One response to “Eternal Life With Grail Bloodline”

  1. Reblogged this on Rosamond Press and commented:

    This was written around 1998 by Steve Mizrack. “How interesting, then, to discover, as I have recently, that the name of several places in France – Rhedae/Rennes, Rouen/Rhodom, Rodez/Rhodes, are derived from the Greek Island of Rhodes, whose name itself comes from the rose-goddess Rhoda. Contemporary texts say that the red-haired Celtic “Redones” or “rose people” (Rutheni/Rhodanim) setlled both Rennes in the Midi and Rennes in Brittany – the name derives from the ethnic group.

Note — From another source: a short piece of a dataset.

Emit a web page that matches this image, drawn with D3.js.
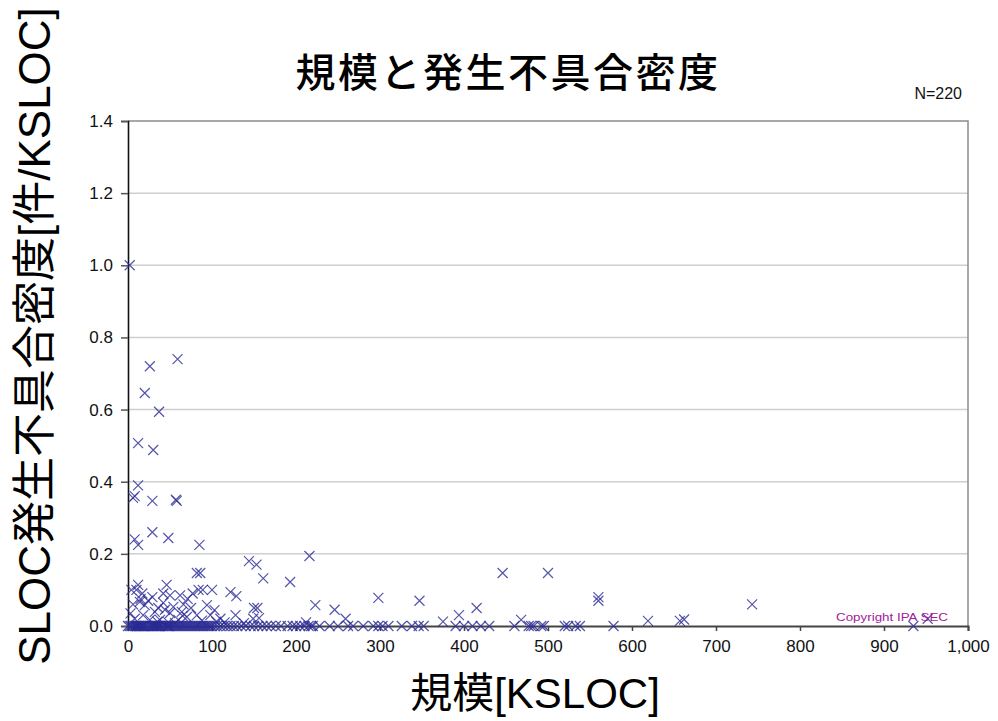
<!DOCTYPE html>
<html lang="ja">
<head>
<meta charset="utf-8">
<script src="https://cdn.jsdelivr.net/npm/d3@7/dist/d3.min.js"></script>
<style>
  html, body { margin: 0; padding: 0; background: #fff; }
  svg { display: block; }
</style>
</head>
<body>
<svg id="chart" width="998" height="721"></svg>
<script>
// Projects with reported defects: size (KSLOC) and defect density per KSLOC
const sizeKsloc = [
  2, 26, 59, 20, 37, 12, 30, 12, 8, 6, 29, 58, 57, 8, 12, 29, 48, 85,
  144, 153, 161, 193, 216, 223, 246, 259, 298, 347, 375, 394, 415, 446, 500,
  560, 560, 468, 619, 657, 662, 743, 952, 935, 150, 149, 154, 156, 122, 129,
  89, 100, 12, 46, 17, 42, 29, 71, 50, 62, 14, 20, 42, 54, 32, 50, 64, 77,
  82, 26, 70, 60, 38, 86, 84, 94, 103, 98, 82, 88, 10, 15, 24, 36, 44, 66,
  75, 8, 18, 110, 115, 56, 48, 4, 6, 3, 65, 35, 105, 138, 212, 128
];
const defectDensity = [
  1.0, 0.72, 0.74, 0.646, 0.594, 0.507, 0.488, 0.39, 0.36, 0.355, 0.347, 0.347, 0.35, 0.24, 0.225, 0.26, 0.244, 0.225,
  0.18, 0.17, 0.132, 0.122, 0.194, 0.058, 0.045, 0.02, 0.078, 0.07, 0.012, 0.03, 0.05, 0.147, 0.147,
  0.08, 0.07, 0.017, 0.014, 0.014, 0.018, 0.06, 0.02, 0.0, 0.05, 0.02, 0.05, 0.022, 0.094, 0.083,
  0.1, 0.1, 0.114, 0.114, 0.09, 0.09, 0.08, 0.075, 0.085, 0.085, 0.067, 0.058, 0.064, 0.053, 0.039, 0.036, 0.039, 0.09,
  0.147, 0.017, 0.025, 0.017, 0.017, 0.147, 0.1, 0.058, 0.044, 0.03, 0.03, 0.015, 0.1, 0.075, 0.07, 0.05, 0.045, 0.06,
  0.05, 0.02, 0.03, 0.02, 0.01, 0.008, 0.01, 0.1, 0.06, 0.035, 0.028, 0.012, 0.012, 0.008, 0.01, 0.03
];
// Projects with a density of 0.0: size (KSLOC) only
const zeroDefectSizes = [
  0, 2, 4, 6, 8, 9, 10, 11, 12, 13, 14, 15, 16, 17, 18, 19,
  20, 22, 24, 26, 28, 29, 30, 31, 32, 33, 34, 35, 36, 37,
  38, 40, 42, 44, 46, 47, 48, 49, 50, 52, 54, 56, 58, 60,
  62, 64, 66, 68, 70, 72, 74, 76, 78, 80, 82, 84, 86, 88, 90, 92, 94, 96,
  98, 100, 103, 106, 110, 114, 118, 122, 126, 130, 135, 140, 146, 150, 155,
  160, 165, 170, 176, 182, 190, 196, 200, 205, 210, 215, 218, 220, 228, 240,
  250, 262, 268, 280, 292, 298, 303, 310, 326, 338, 346, 352, 390, 400, 410,
  420, 430, 460, 477, 480, 483, 492, 495, 520, 524, 533, 538, 578
];
const xTickValues = [0, 100, 200, 300, 400, 500, 600, 700, 800, 900, 1000];
const yTickValues = [0, 0.2, 0.4, 0.6, 0.8, 1.0, 1.2, 1.4];
const chartTitle = "規模と発生不具合密度";
const sampleNote = "N=220";
const copyrightNote = "Copyright IPA SEC";

const points = sizeKsloc.map((s, i) => ({ s, d: defectDensity[i] }))
  .concat(zeroDefectSizes.map(s => ({ s, d: 0 })));

const svg = d3.select("#chart");
const plotLeft = 128, plotRight = 968, plotTop = 121, plotBottom = 626;

const x = d3.scaleLinear().domain([0, 1000]).range([plotLeft, plotRight]);
const y = d3.scaleLinear().domain([0, 1.4]).range([plotBottom, plotTop]);

const latin = "'Liberation Sans', Arial, sans-serif";
const cjk = "'Noto Sans CJK JP', sans-serif";

// horizontal grid lines
svg.append("g")
  .selectAll("line")
  .data(yTickValues.filter(v => v > 0 && v < 1.4))
  .join("line")
  .attr("x1", plotLeft).attr("x2", plotRight)
  .attr("y1", d => y(d)).attr("y2", d => y(d))
  .attr("stroke", "#cfcfcf").attr("stroke-width", 1.5);

// plot frame (top and right)
svg.append("path")
  .attr("d", `M${plotLeft},${y(1.4)}H${plotRight}V${plotBottom}`)
  .attr("fill", "none").attr("stroke", "#8c8c8c").attr("stroke-width", 1.5);

// y axis
const yAxis = svg.append("g")
  .attr("transform", `translate(${plotLeft},0)`)
  .call(d3.axisLeft(y).tickValues(yTickValues).tickFormat(d3.format(".1f")).tickSize(7).tickPadding(8));
yAxis.select(".domain").attr("stroke", "#111").attr("stroke-width", 1.6);
yAxis.selectAll(".tick line").attr("stroke", "#555").attr("stroke-width", 1.5);
yAxis.selectAll("text").attr("font-family", latin).attr("font-size", 17).attr("fill", "#111");

// x axis
const xAxis = svg.append("g")
  .attr("transform", `translate(0,${plotBottom})`)
  .call(d3.axisBottom(x).tickValues(xTickValues).tickFormat(d3.format(",")).tickSize(5).tickPadding(9));
xAxis.select(".domain").attr("stroke", "#444").attr("stroke-width", 2);
xAxis.selectAll(".tick line").attr("stroke", "#444").attr("stroke-width", 1.5);
xAxis.selectAll("text").attr("font-family", latin).attr("font-size", 17).attr("fill", "#111");

// markers
const r = 5;
svg.append("g")
  .selectAll("path")
  .data(points)
  .join("path")
  .attr("transform", d => `translate(${x(d.s)},${y(d.d)})`)
  .attr("d", `M${-r},${-r}L${r},${r}M${-r},${r}L${r},${-r}`)
  .attr("fill", "none")
  .attr("stroke", "#2b2b95")
  .attr("stroke-opacity", 0.8)
  .attr("stroke-width", 1.2);

// title
svg.append("text")
  .attr("x", 508).attr("y", 87)
  .attr("text-anchor", "middle")
  .attr("font-family", cjk).attr("font-size", 40).attr("font-weight", 500)
  .attr("letter-spacing", 2.5)
  .attr("fill", "#000")
  .text(chartTitle);

svg.append("text")
  .attr("x", 962).attr("y", 99)
  .attr("text-anchor", "end")
  .attr("font-family", latin).attr("font-size", 16)
  .attr("fill", "#111")
  .text(sampleNote);

svg.append("text")
  .attr("x", 836).attr("y", 621)
  .attr("font-family", latin).attr("font-size", 11)
  .attr("textLength", 112).attr("lengthAdjust", "spacingAndGlyphs")
  .attr("fill", "#a0209a")
  .text(copyrightNote);

// axis titles
function mixedText(sel, parts) {
  parts.forEach(([t, isCjk]) => {
    sel.append("tspan").attr("font-family", isCjk ? cjk : latin).text(t);
  });
}

const xt = svg.append("text")
  .attr("x", 535).attr("y", 708)
  .attr("text-anchor", "middle")
  .attr("font-size", 42).attr("fill", "#000");
mixedText(xt, [["規模", true], ["[KSLOC]", false]]);

const yt = svg.append("text")
  .attr("transform", "translate(50,336) rotate(-90)")
  .attr("text-anchor", "middle")
  .attr("font-size", 44).attr("fill", "#000");
mixedText(yt, [["SLOC", false], ["発生不具合密度", true], ["[", false], ["件", true], ["/KSLOC]", false]]);
</script>
</body>
</html>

It is said that the resident goddess of Mount Sion-Vaudemont, the “other Sion” of the “priory of Sion” in Switzerland, is Rosemertha – the Rose mother. Interestingly, one interpretation of the King Arthur legends is that “Arthur” or “Ursus” was really Riothamus, a Dark Age Celt ruler of a “thalassocracy” that spanned Brittany in France and Cornwall in England. Many of the places near Breton Rennes are associated with Arthur and the Grail legends, and many of the Breton kings had Judaic names. And some derive Riothamus’ name from… Joseph of Arimathea, the supposed bearer of the Grail to Glastonbury.”